ESSAY FOR “HEARD TELL: LOOKING AT APPALACHIA”
In July of 2018, I made a short contribution to a new feature for Roger May’s “Looking at Appalachia” project. Called “Heard Tell,” the feature pairs an audio clip with writing and an image, essentially a kind of listening to Appalachia. Read the excerpt below, and then visit Looking at Appalachia here to read the entire essay, view the paired image (different from the one below), and listen to the audio.
Moonshine Festival (excerpt)
Now it is night. I slip behind the parking lot and walk up wide, irregular steps toward Robinson’s Cave. The cave sits recessed on a wooded hill above town. Up here, I can just make out the lights below––orange street lamps and fluorescent green porch lights, dirty yellows from concession stands and rainbow hues drifting through plastic overhangs, the harsh whites of halogen work lights and ground floor businesses, and the warm glow seeping through second floor windows––all coming together to meet the clear night sky above.
I stand in the cave’s shallow opening. A slow, steady drip of water. The tree canopy stirs overhead. Sounds drift up to me, muffled and blurred, echoing off the cave walls.

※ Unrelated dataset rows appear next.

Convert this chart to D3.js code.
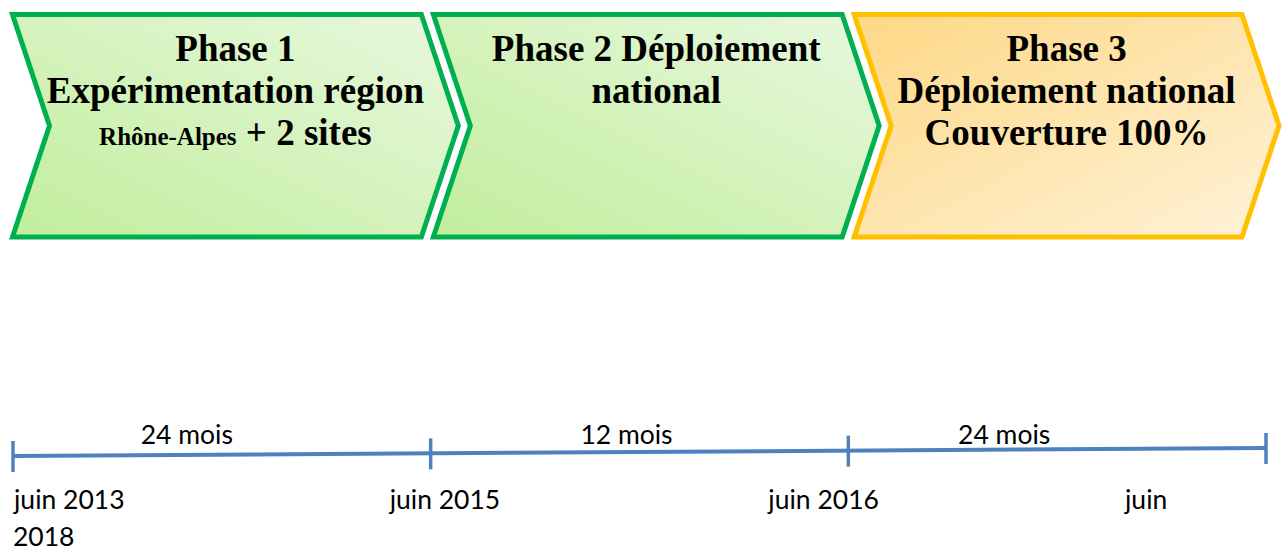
<!DOCTYPE html>
<html>
<head>
<meta charset="utf-8">
<script src="https://cdnjs.cloudflare.com/ajax/libs/d3/7.8.5/d3.min.js"></script>
<style>
  html, body { margin: 0; padding: 0; background: #fff; overflow: hidden; }
</style>
</head>
<body>
<div id="chart"></div>
<script>
// Phases (chevrons) and their text lines
const phases = ["Phase 1", "Phase 2", "Phase 3"];
const phaseLines = [
    [["Phase 1"], ["Expérimentation région"], ["Rhône-Alpes", " + 2 sites"]],
    [["Phase 2 Déploiement"], ["national"]],
    [["Phase 3"], ["Déploiement national"], ["Couverture 100%"]]
];
const phaseKind = ["green", "green", "orange"];

// Timeline
const milestones = ["juin 2013", "juin 2015", "juin 2016", "juin 2018"];
const durations = ["24 mois", "12 mois", "24 mois"];

// Layout nudges (text placement as in the source document)
const milestoneDx = [1, -41, -80, -141];
const durationDx = [-35, -13, -53];

const W = 1285, H = 553;

const svg = d3.select("#chart")
    .append("svg")
    .attr("width", W)
    .attr("height", H);

// Gradients
const defs = svg.append("defs");
const gGreen = defs.append("linearGradient")
    .attr("id", "grad-green")
    .attr("x1", "0%").attr("y1", "100%")
    .attr("x2", "100%").attr("y2", "0%");
gGreen.append("stop").attr("offset", "0%").attr("stop-color", "#c1ee9c");
gGreen.append("stop").attr("offset", "100%").attr("stop-color", "#e8f8df");

const gOrange = defs.append("linearGradient")
    .attr("id", "grad-orange")
    .attr("x1", "0%").attr("y1", "0%")
    .attr("x2", "100%").attr("y2", "100%");
gOrange.append("stop").attr("offset", "0%").attr("stop-color", "#fdd885");
gOrange.append("stop").attr("offset", "100%").attr("stop-color", "#fff2d8");

const style = {
    green: { fill: "url(#grad-green)", stroke: "#00b050" },
    orange: { fill: "url(#grad-orange)", stroke: "#ffc000" }
};

// Chevron scale
const xPhase = d3.scaleBand()
    .domain(phases)
    .range([12.5, 1275])
    .paddingInner(0);

const chevTop = 14.5, chevBottom = 237, chevMid = (chevTop + chevBottom) / 2;
const notch = 37, overlap = 25;

phases.forEach((p, i) => {
    const x0 = xPhase(p);
    const w = Math.min(xPhase.step() + overlap, 1279 - x0);
    const pts = [
        [x0, chevTop], [x0 + w - notch, chevTop], [x0 + w, chevMid],
        [x0 + w - notch, chevBottom], [x0, chevBottom], [x0 + notch, chevMid]
    ];
    const s = style[phaseKind[i]];
    svg.append("path")
        .attr("d", d3.line()(pts) + "Z")
        .attr("fill", s.fill)
        .attr("stroke", s.stroke)
        .attr("stroke-width", 5)
        .attr("stroke-linejoin", "miter");

    const cx = x0 + notch / 2 + (w - notch) / 2;
    const text = svg.append("text")
        .attr("text-anchor", "middle")
        .attr("font-family", "'Liberation Serif', 'Times New Roman', serif")
        .attr("font-weight", "bold")
        .attr("font-size", 37)
        .attr("fill", "#000");

    phaseLines[i].forEach((parts, j) => {
        const line = text.append("tspan")
            .attr("x", cx)
            .attr("y", 61 + j * 42);
        parts.forEach((part, k) => {
            line.append("tspan")
                .attr("font-size", (i === 0 && j === 2 && k === 0) ? 25 : 37)
                .text(part);
        });
    });
});

// Timeline
const xTime = d3.scalePoint()
    .domain(milestones)
    .range([13, 1266]);

const yLine = d3.scaleLinear()
    .domain([13, 1266])
    .range([456, 448]);

const lineColor = "#4f81bd";

svg.append("line")
    .attr("x1", xTime(milestones[0]))
    .attr("y1", yLine(xTime(milestones[0])))
    .attr("x2", xTime(milestones[milestones.length - 1]))
    .attr("y2", yLine(xTime(milestones[milestones.length - 1])))
    .attr("stroke", lineColor)
    .attr("stroke-width", 4);

milestones.forEach((m, i) => {
    const x = xTime(m);
    const y = yLine(x);
    svg.append("line")
        .attr("x1", x).attr("x2", x)
        .attr("y1", y - 15).attr("y2", y + 16)
        .attr("stroke", lineColor)
        .attr("stroke-width", 3.5);
});

const labelFont = "Lato, 'Open Sans', sans-serif";
const labelSize = 26.5;

// Duration labels
durations.forEach((d, i) => {
    const xm = (xTime(milestones[i]) + xTime(milestones[i + 1])) / 2 + durationDx[i];
    svg.append("text")
        .attr("x", xm)
        .attr("y", 444)
        .attr("text-anchor", "middle")
        .attr("font-family", labelFont)
        .attr("font-size", labelSize)
        .attr("fill", "#000")
        .text(d);
});

// Milestone labels (the last one wraps onto the next line, as in the source)
milestones.forEach((m, i) => {
    const x = xTime(m) + milestoneDx[i];
    const last = i === milestones.length - 1;
    const parts = m.split(" ");
    svg.append("text")
        .attr("x", x)
        .attr("y", 509)
        .attr("font-family", labelFont)
        .attr("font-size", labelSize)
        .attr("fill", "#000")
        .text(last ? parts[0] : m);
    if (last) {
        svg.append("text")
            .attr("x", xTime(milestones[0]))
            .attr("y", 546)
            .attr("font-family", labelFont)
            .attr("font-size", labelSize)
            .attr("fill", "#000")
            .text(parts[1]);
    }
});
</script>
</body>
</html>
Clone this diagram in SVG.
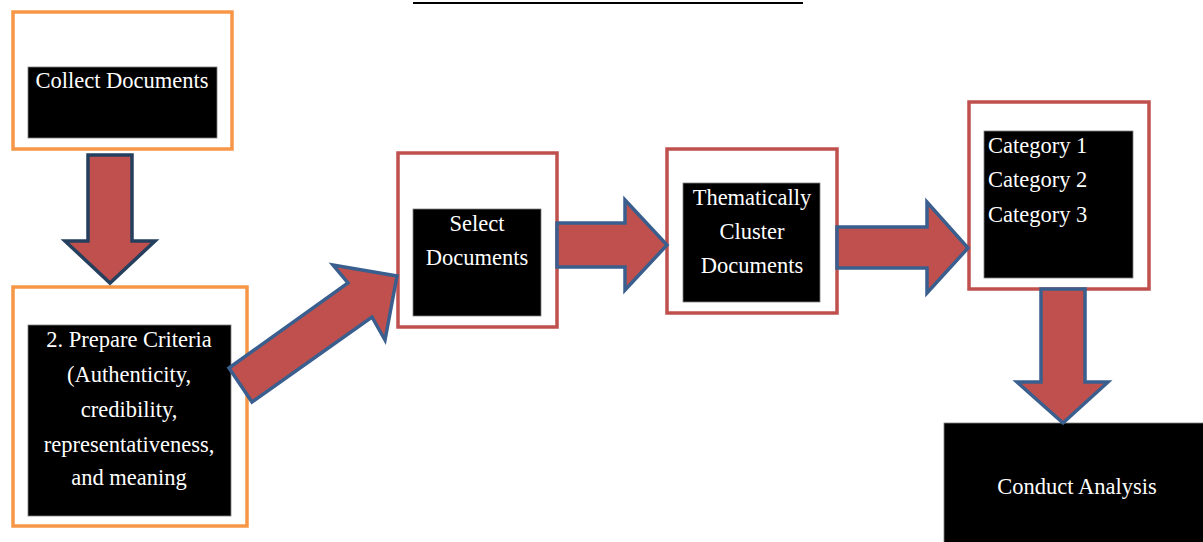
<svg xmlns="http://www.w3.org/2000/svg" width="1203" height="542" viewBox="0 0 1203 542">
<style>
.orange{fill:#fff;stroke:#F79646;stroke-width:3.5}
.red{fill:#fff;stroke:#C0504D;stroke-width:3.5}
.blk{fill:#000;stroke:#7f7f7f;stroke-width:0.8}
.t{font-family:"Liberation Serif","Times New Roman",serif;font-size:22.5px;fill:#fff}
.c{text-anchor:middle}
.arr{fill:#C0504D;stroke:#3A5F8E;stroke-width:3.5;stroke-linejoin:miter}
</style>
<rect width="1203" height="542" fill="#fff"/>
<line x1="413" y1="3" x2="803" y2="3" stroke="#000" stroke-width="2"/>
<g id="collect">
<rect class="orange" x="13" y="12" width="219" height="137"/>
<rect class="blk" x="28" y="67" width="189" height="71"/>
<text class="t c" x="122" y="88">Collect Documents</text>
</g>
<g id="prepare">
<rect class="orange" x="13" y="287" width="234" height="239"/>
<rect class="blk" x="28" y="325" width="203" height="191"/>
<text class="t c" x="129" y="347">2. Prepare Criteria</text>
<text class="t c" x="129" y="382">(Authenticity,</text>
<text class="t c" x="129" y="417">credibility,</text>
<text class="t c" x="129" y="452">representativeness,</text>
<text class="t c" x="129" y="485">and meaning</text>
</g>
<g id="select">
<rect class="red" x="398" y="153" width="159" height="174"/>
<rect class="blk" x="413" y="209" width="128" height="107"/>
<text class="t c" x="477" y="231">Select</text>
<text class="t c" x="477" y="265">Documents</text>
</g>
<g id="cluster">
<rect class="red" x="667" y="149" width="170" height="164"/>
<rect class="blk" x="683" y="183" width="137" height="119"/>
<text class="t c" x="752" y="205">Thematically</text>
<text class="t c" x="752" y="239">Cluster</text>
<text class="t c" x="752" y="273">Documents</text>
</g>
<g id="categories">
<rect class="red" x="969" y="102" width="180" height="187"/>
<rect class="blk" x="984" y="131" width="149" height="147"/>
<text class="t" x="988" y="153">Category 1</text>
<text class="t" x="988" y="187">Category 2</text>
<text class="t" x="988" y="222">Category 3</text>
</g>
<g id="analysis">
<rect class="blk" x="944" y="423" width="262" height="122"/>
<text class="t c" x="1077" y="494">Conduct Analysis</text>
</g>
<g id="connectors">
<polygon class="arr" style="stroke:#253F5E" points="88,155 132,155 132,241 155,241 110,283 65,241 88,241"/>
<polygon class="arr" points="229,368 348,283 333,265 397,276 385,340 372,317 252,402"/>
<polygon class="arr" points="557,223 625,223 625,200 667,245 625,290 625,267 557,267"/>
<polygon class="arr" points="837,227 927,227 927,202 968,248 927,293 927,268 837,268"/>
<polygon class="arr" points="1041,289 1085,289 1085,382 1108,382 1063,423 1017,382 1041,382"/>
</g>
</svg>
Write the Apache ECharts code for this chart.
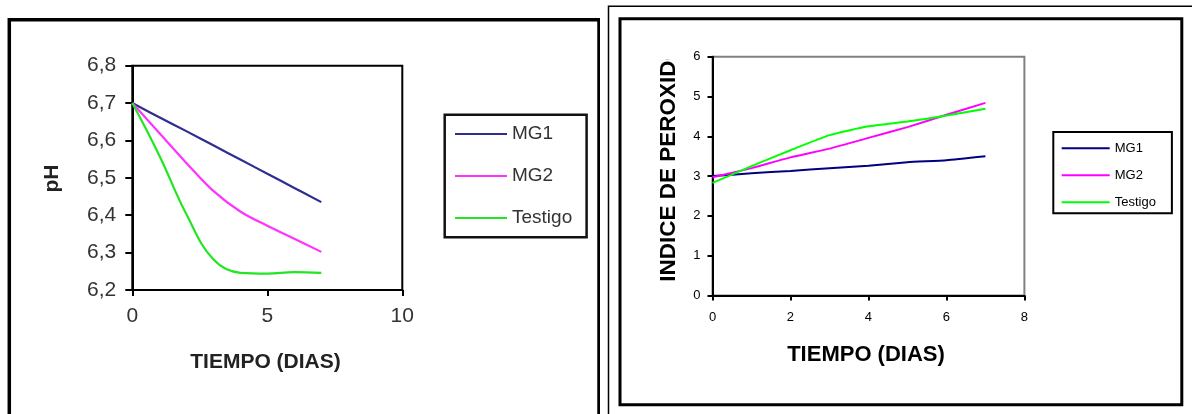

The crowd below cheers as tag team wrestlers pound and hurl each other across a ring. Carnival and country music swirl together and are lost inside the ear of the cave. Shadows move across the walls. The cave transforms these sights and sounds and I am transformed, too. I am confused, a little dizzy, and need to sit down. I lose track of time. The past leaks in, and I am lost in it:
I remember the miners who met in this cave in 1890, secretly banding together to form the United Mine Workers. I remember another, more contentious secret meeting in 1884, when a group conspired to set the mines on fire in a futile effort to end a strike. I think of my great uncle, a bootlegger from nearby Junction City, who must have passed through New Straitsville many times over with a car full of moonshine and bathtub gin. And I think of my grandfather Mordecai, who grew up just two miles away in Shawnee, how he might have come here to walk, to visit friends, to get into trouble.
I cannot help but feel these people here, their voices still faintly resonating, scattered waves of sound gently touching my own ears so many years later. I reach out to touch back, groping and fumbling and straining in the dark, never quite successful yet never fully discouraged, either. I listen. I listen in, and out. And in so doing, I am not alone.